TASK BRIEF: Make an exact copy of the entries, and keep any pictures out of it.

++++ TASK DATA ++++

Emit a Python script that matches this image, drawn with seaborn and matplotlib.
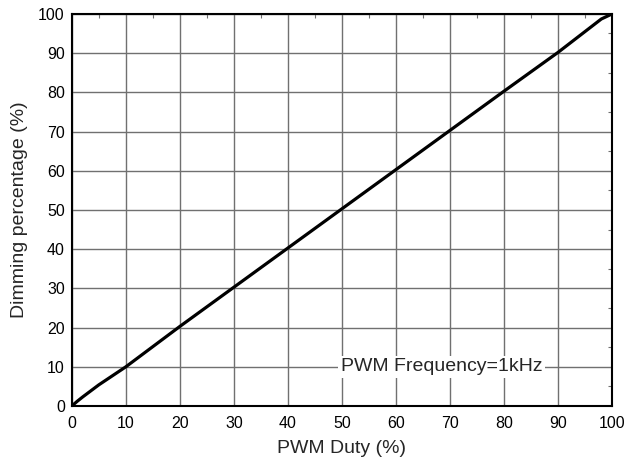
import matplotlib
matplotlib.use("Agg")
import matplotlib.pyplot as plt
import seaborn as sns
import pandas as pd
from matplotlib.ticker import MultipleLocator

duty = [0, 1, 2, 5, 10, 20, 30, 40, 50, 60, 70, 80, 90, 98, 100]
dimming = [0, 1.2, 2.3, 5.4, 10, 20.3, 30.3, 40.3, 50.3, 60.3, 70.3, 80.3, 90.2, 98.7, 100]
df = pd.DataFrame({"duty": duty, "dimming": dimming})

sns.set_style("white")
plt.rcParams["font.family"] = ["Liberation Sans", "DejaVu Sans"]

fig = plt.figure(figsize=(6.24, 4.63), dpi=100)
ax = fig.add_axes([0.115, 0.123, 0.866, 0.847])

sns.lineplot(data=df, x="duty", y="dimming", ax=ax, color="black", linewidth=2.3, zorder=3)

ax.set_xlim(0, 100)
ax.set_ylim(0, 100)
ax.xaxis.set_major_locator(MultipleLocator(10))
ax.yaxis.set_major_locator(MultipleLocator(10))
ax.xaxis.set_minor_locator(MultipleLocator(5))
ax.yaxis.set_minor_locator(MultipleLocator(5))
ax.grid(True, which="major", color="#707070", linewidth=1.0)
ax.tick_params(which="both", direction="in", top=True, right=True, labelsize=11.5, colors="black")
ax.tick_params(which="major", length=0, pad=5)
ax.tick_params(axis="x", which="major", pad=7)
ax.tick_params(which="minor", length=3, width=0.8, color="#707070")
for s in ax.spines.values():
    s.set_color("black")
    s.set_linewidth(1.5)

ax.set_xlabel("PWM Duty (%)", fontsize=14, labelpad=7)
ax.set_ylabel("Dimming percentage (%)", fontsize=14, labelpad=7)

ax.text(68.5, 10, "PWM Frequency=1kHz", fontsize=14, ha="center", va="center",
        bbox=dict(facecolor="white", edgecolor="none", pad=2), zorder=4)

fig.savefig("out.png", dpi=100)
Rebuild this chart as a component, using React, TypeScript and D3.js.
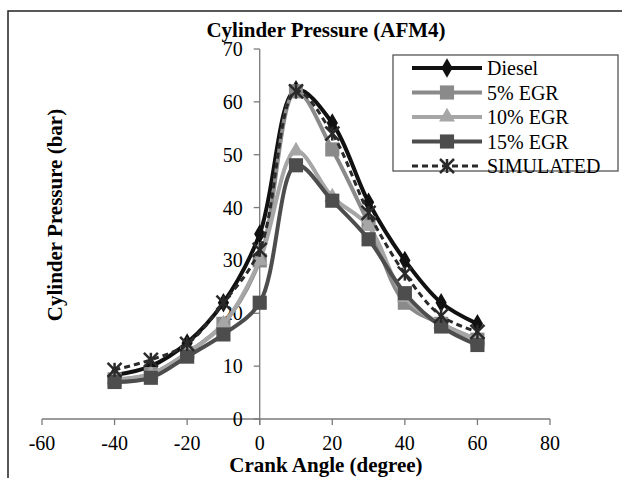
import React from 'react';
import { scaleLinear, line, curveCatmullRom, symbol, symbolDiamond, symbolSquare, symbolTriangle } from 'd3';

const angles = [-40, -30, -20, -10, 0, 10, 20, 30, 40, 50, 60];
const diesel = [8.3, 10, 14.4, 22, 35, 62.3, 56, 41, 30, 22, 18];
const egr5 = [7.5, 8.5, 12.5, 18, 30, 62, 51, 37, 22, 18, 15];
const egr10 = [7.5, 8.5, 12.5, 18, 30, 50.7, 42, 36.5, 23, 18, 15];
const egr15 = [7, 7.8, 11.8, 16, 22, 48, 41.3, 34, 23.8, 17.5, 14];
const simulated = [9.3, 11.2, 14.2, 22, 32, 62, 54, 39, 27.5, 19.5, 16.5];

const xTicks = [-60, -40, -20, 0, 20, 40, 60, 80];
const yTicks = [0, 10, 20, 30, 40, 50, 60, 70];

const series = [
  { name: 'Diesel', values: diesel, color: '#111111', marker: 'diamond', dash: '' },
  { name: '5% EGR', values: egr5, color: '#8a8a8a', marker: 'square', dash: '' },
  { name: '10% EGR', values: egr10, color: '#a6a6a6', marker: 'triangle', dash: '' },
  { name: '15% EGR', values: egr15, color: '#4d4d4d', marker: 'square', dash: '' },
  { name: 'SIMULATED', values: simulated, color: '#2a2a2a', marker: 'star', dash: '6,4' },
];

const font = "'Liberation Serif', Tinos, 'Times New Roman', 'DejaVu Serif', serif";

function Marker({ kind, x, y, color }: any) {
  if (kind === 'star') {
    const r = 7;
    return (
      <g transform={`translate(${x},${y})`} stroke={color} strokeWidth={2.5}>
        <line x1={-r} y1={-r} x2={r} y2={r} />
        <line x1={-r} y1={r} x2={r} y2={-r} />
        <line x1={0} y1={-r} x2={0} y2={r} />
      </g>
    );
  }
  const type = kind === 'diamond' ? symbolDiamond : kind === 'triangle' ? symbolTriangle : symbolSquare;
  const size = kind === 'diamond' ? 110 : kind === 'triangle' ? 110 : 200;
  const d = symbol().type(type).size(size)() as string;
  return <path d={d} transform={`translate(${x},${y})`} fill={color} />;
}

export default function App() {
  const x = scaleLinear().domain([-60, 80]).range([42, 550]);
  const y = scaleLinear().domain([0, 70]).range([419, 49]);

  const path = line<number>()
    .x((d, i) => x(angles[i]))
    .y((d) => y(d))
    .curve(curveCatmullRom.alpha(0.5));

  const legendX = 412;
  const legendY = 68;
  const legendStep = 24.5;

  return (
    <div style={{ position: 'fixed', left: 0, top: 0 }}>
      <svg width={622} height={478} style={{ display: 'block', background: '#fff', fontFamily: font }}>
        <rect x={8} y={11} width={640} height={500} fill="#fff" stroke="#222" strokeWidth={1.5} />
        <text x={326} y={37} textAnchor="middle" style={{ fontFamily: font }} fontWeight="bold" fontSize={21}>
          Cylinder Pressure (AFM4)
        </text>

        {/* x axis */}
        <line x1={x(-60)} x2={x(80)} y1={y(0)} y2={y(0)} stroke="#7a7a7a" strokeWidth={1.3} />
        {xTicks.map((t) => (
          <g key={t}>
            <line x1={x(t)} x2={x(t)} y1={y(0)} y2={y(0) + 6} stroke="#7a7a7a" strokeWidth={1.3} />
            <text x={x(t)} y={y(0) + 31} textAnchor="middle" style={{ fontFamily: font }} fontSize={20}>
              {t}
            </text>
          </g>
        ))}

        {/* y axis */}
        <line x1={x(0)} x2={x(0)} y1={y(70)} y2={y(0) + 6} stroke="#7a7a7a" strokeWidth={1.3} />
        {yTicks.map((t) => (
          <g key={t}>
            <line x1={x(0) - 6} x2={x(0)} y1={y(t)} y2={y(t)} stroke="#7a7a7a" strokeWidth={1.3} />
            <text x={x(0) - 17} y={y(t) + 7} textAnchor="end" style={{ fontFamily: font }} fontSize={20}>
              {t}
            </text>
          </g>
        ))}

        <text x={326} y={472} textAnchor="middle" style={{ fontFamily: font }} fontWeight="bold" fontSize={21}>
          Crank Angle (degree)
        </text>
        <text
          transform="translate(62,215) rotate(-90)"
          textAnchor="middle"
          style={{ fontFamily: font }}
          fontWeight="bold"
          fontSize={21}
        >
          Cylinder Pressure (bar)
        </text>

        {series.map((s) => (
          <g key={s.name}>
            <path d={path(s.values) as string} fill="none" stroke={s.color} strokeWidth={s.dash ? 3 : 4} strokeDasharray={s.dash || undefined} />
            {s.values.map((v, i) => (
              <Marker key={i} kind={s.marker} x={x(angles[i])} y={y(v)} color={s.color} />
            ))}
          </g>
        ))}

        {/* legend */}
        <rect x={393} y={55} width={225} height={116} fill="#fff" stroke="#555" strokeWidth={1.3} />
        {series.map((s, i) => {
          const ly = legendY + i * legendStep;
          return (
            <g key={s.name}>
              <line x1={legendX} x2={legendX + 70} y1={ly} y2={ly} stroke={s.color} strokeWidth={s.dash ? 3 : 4} strokeDasharray={s.dash || undefined} />
              <Marker kind={s.marker} x={legendX + 35} y={ly} color={s.color} />
              <text x={legendX + 75} y={ly + 7} style={{ fontFamily: font }} fontSize={20}>
                {s.name}
              </text>
            </g>
          );
        })}
      </svg>
    </div>
  );
}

++++

RESULT:
Emit a Python script that matches this image, drawn with seaborn and matplotlib.
import matplotlib
matplotlib.use("Agg")
import matplotlib.pyplot as plt
import seaborn as sns
import pandas as pd
from matplotlib.ticker import MultipleLocator

duty = [0, 1, 2, 5, 10, 20, 30, 40, 50, 60, 70, 80, 90, 98, 100]
dimming = [0, 1.2, 2.3, 5.4, 10, 20.3, 30.3, 40.3, 50.3, 60.3, 70.3, 80.3, 90.2, 98.7, 100]
df = pd.DataFrame({"duty": duty, "dimming": dimming})

sns.set_style("white")
plt.rcParams["font.family"] = ["Liberation Sans", "DejaVu Sans"]

fig = plt.figure(figsize=(6.24, 4.63), dpi=100)
ax = fig.add_axes([0.115, 0.123, 0.866, 0.847])

sns.lineplot(data=df, x="duty", y="dimming", ax=ax, color="black", linewidth=2.3, zorder=3)

ax.set_xlim(0, 100)
ax.set_ylim(0, 100)
ax.xaxis.set_major_locator(MultipleLocator(10))
ax.yaxis.set_major_locator(MultipleLocator(10))
ax.xaxis.set_minor_locator(MultipleLocator(5))
ax.yaxis.set_minor_locator(MultipleLocator(5))
ax.grid(True, which="major", color="#707070", linewidth=1.0)
ax.tick_params(which="both", direction="in", top=True, right=True, labelsize=11.5, colors="black")
ax.tick_params(which="major", length=0, pad=5)
ax.tick_params(axis="x", which="major", pad=7)
ax.tick_params(which="minor", length=3, width=0.8, color="#707070")
for s in ax.spines.values():
    s.set_color("black")
    s.set_linewidth(1.5)

ax.set_xlabel("PWM Duty (%)", fontsize=14, labelpad=7)
ax.set_ylabel("Dimming percentage (%)", fontsize=14, labelpad=7)

ax.text(68.5, 10, "PWM Frequency=1kHz", fontsize=14, ha="center", va="center",
        bbox=dict(facecolor="white", edgecolor="none", pad=2), zorder=4)

fig.savefig("out.png", dpi=100)
Rebuild this chart as a component, using React, TypeScript and D3.js.
import React from 'react';
import { scaleLinear, line, curveCatmullRom, symbol, symbolDiamond, symbolSquare, symbolTriangle } from 'd3';

const angles = [-40, -30, -20, -10, 0, 10, 20, 30, 40, 50, 60];
const diesel = [8.3, 10, 14.4, 22, 35, 62.3, 56, 41, 30, 22, 18];
const egr5 = [7.5, 8.5, 12.5, 18, 30, 62, 51, 37, 22, 18, 15];
const egr10 = [7.5, 8.5, 12.5, 18, 30, 50.7, 42, 36.5, 23, 18, 15];
const egr15 = [7, 7.8, 11.8, 16, 22, 48, 41.3, 34, 23.8, 17.5, 14];
const simulated = [9.3, 11.2, 14.2, 22, 32, 62, 54, 39, 27.5, 19.5, 16.5];

const xTicks = [-60, -40, -20, 0, 20, 40, 60, 80];
const yTicks = [0, 10, 20, 30, 40, 50, 60, 70];

const series = [
  { name: 'Diesel', values: diesel, color: '#111111', marker: 'diamond', dash: '' },
  { name: '5% EGR', values: egr5, color: '#8a8a8a', marker: 'square', dash: '' },
  { name: '10% EGR', values: egr10, color: '#a6a6a6', marker: 'triangle', dash: '' },
  { name: '15% EGR', values: egr15, color: '#4d4d4d', marker: 'square', dash: '' },
  { name: 'SIMULATED', values: simulated, color: '#2a2a2a', marker: 'star', dash: '6,4' },
];

const font = "'Liberation Serif', Tinos, 'Times New Roman', 'DejaVu Serif', serif";

function Marker({ kind, x, y, color }: any) {
  if (kind === 'star') {
    const r = 7;
    return (
      <g transform={`translate(${x},${y})`} stroke={color} strokeWidth={2.5}>
        <line x1={-r} y1={-r} x2={r} y2={r} />
        <line x1={-r} y1={r} x2={r} y2={-r} />
        <line x1={0} y1={-r} x2={0} y2={r} />
      </g>
    );
  }
  const type = kind === 'diamond' ? symbolDiamond : kind === 'triangle' ? symbolTriangle : symbolSquare;
  const size = kind === 'diamond' ? 110 : kind === 'triangle' ? 110 : 200;
  const d = symbol().type(type).size(size)() as string;
  return <path d={d} transform={`translate(${x},${y})`} fill={color} />;
}

export default function App() {
  const x = scaleLinear().domain([-60, 80]).range([42, 550]);
  const y = scaleLinear().domain([0, 70]).range([419, 49]);

  const path = line<number>()
    .x((d, i) => x(angles[i]))
    .y((d) => y(d))
    .curve(curveCatmullRom.alpha(0.5));

  const legendX = 412;
  const legendY = 68;
  const legendStep = 24.5;

  return (
    <div style={{ position: 'fixed', left: 0, top: 0 }}>
      <svg width={622} height={478} style={{ display: 'block', background: '#fff', fontFamily: font }}>
        <rect x={8} y={11} width={640} height={500} fill="#fff" stroke="#222" strokeWidth={1.5} />
        <text x={326} y={37} textAnchor="middle" style={{ fontFamily: font }} fontWeight="bold" fontSize={21}>
          Cylinder Pressure (AFM4)
        </text>

        {/* x axis */}
        <line x1={x(-60)} x2={x(80)} y1={y(0)} y2={y(0)} stroke="#7a7a7a" strokeWidth={1.3} />
        {xTicks.map((t) => (
          <g key={t}>
            <line x1={x(t)} x2={x(t)} y1={y(0)} y2={y(0) + 6} stroke="#7a7a7a" strokeWidth={1.3} />
            <text x={x(t)} y={y(0) + 31} textAnchor="middle" style={{ fontFamily: font }} fontSize={20}>
              {t}
            </text>
          </g>
        ))}

        {/* y axis */}
        <line x1={x(0)} x2={x(0)} y1={y(70)} y2={y(0) + 6} stroke="#7a7a7a" strokeWidth={1.3} />
        {yTicks.map((t) => (
          <g key={t}>
            <line x1={x(0) - 6} x2={x(0)} y1={y(t)} y2={y(t)} stroke="#7a7a7a" strokeWidth={1.3} />
            <text x={x(0) - 17} y={y(t) + 7} textAnchor="end" style={{ fontFamily: font }} fontSize={20}>
              {t}
            </text>
          </g>
        ))}

        <text x={326} y={472} textAnchor="middle" style={{ fontFamily: font }} fontWeight="bold" fontSize={21}>
          Crank Angle (degree)
        </text>
        <text
          transform="translate(62,215) rotate(-90)"
          textAnchor="middle"
          style={{ fontFamily: font }}
          fontWeight="bold"
          fontSize={21}
        >
          Cylinder Pressure (bar)
        </text>

        {series.map((s) => (
          <g key={s.name}>
            <path d={path(s.values) as string} fill="none" stroke={s.color} strokeWidth={s.dash ? 3 : 4} strokeDasharray={s.dash || undefined} />
            {s.values.map((v, i) => (
              <Marker key={i} kind={s.marker} x={x(angles[i])} y={y(v)} color={s.color} />
            ))}
          </g>
        ))}

        {/* legend */}
        <rect x={393} y={55} width={225} height={116} fill="#fff" stroke="#555" strokeWidth={1.3} />
        {series.map((s, i) => {
          const ly = legendY + i * legendStep;
          return (
            <g key={s.name}>
              <line x1={legendX} x2={legendX + 70} y1={ly} y2={ly} stroke={s.color} strokeWidth={s.dash ? 3 : 4} strokeDasharray={s.dash || undefined} />
              <Marker kind={s.marker} x={legendX + 35} y={ly} color={s.color} />
              <text x={legendX + 75} y={ly + 7} style={{ fontFamily: font }} fontSize={20}>
                {s.name}
              </text>
            </g>
          );
        })}
      </svg>
    </div>
  );
}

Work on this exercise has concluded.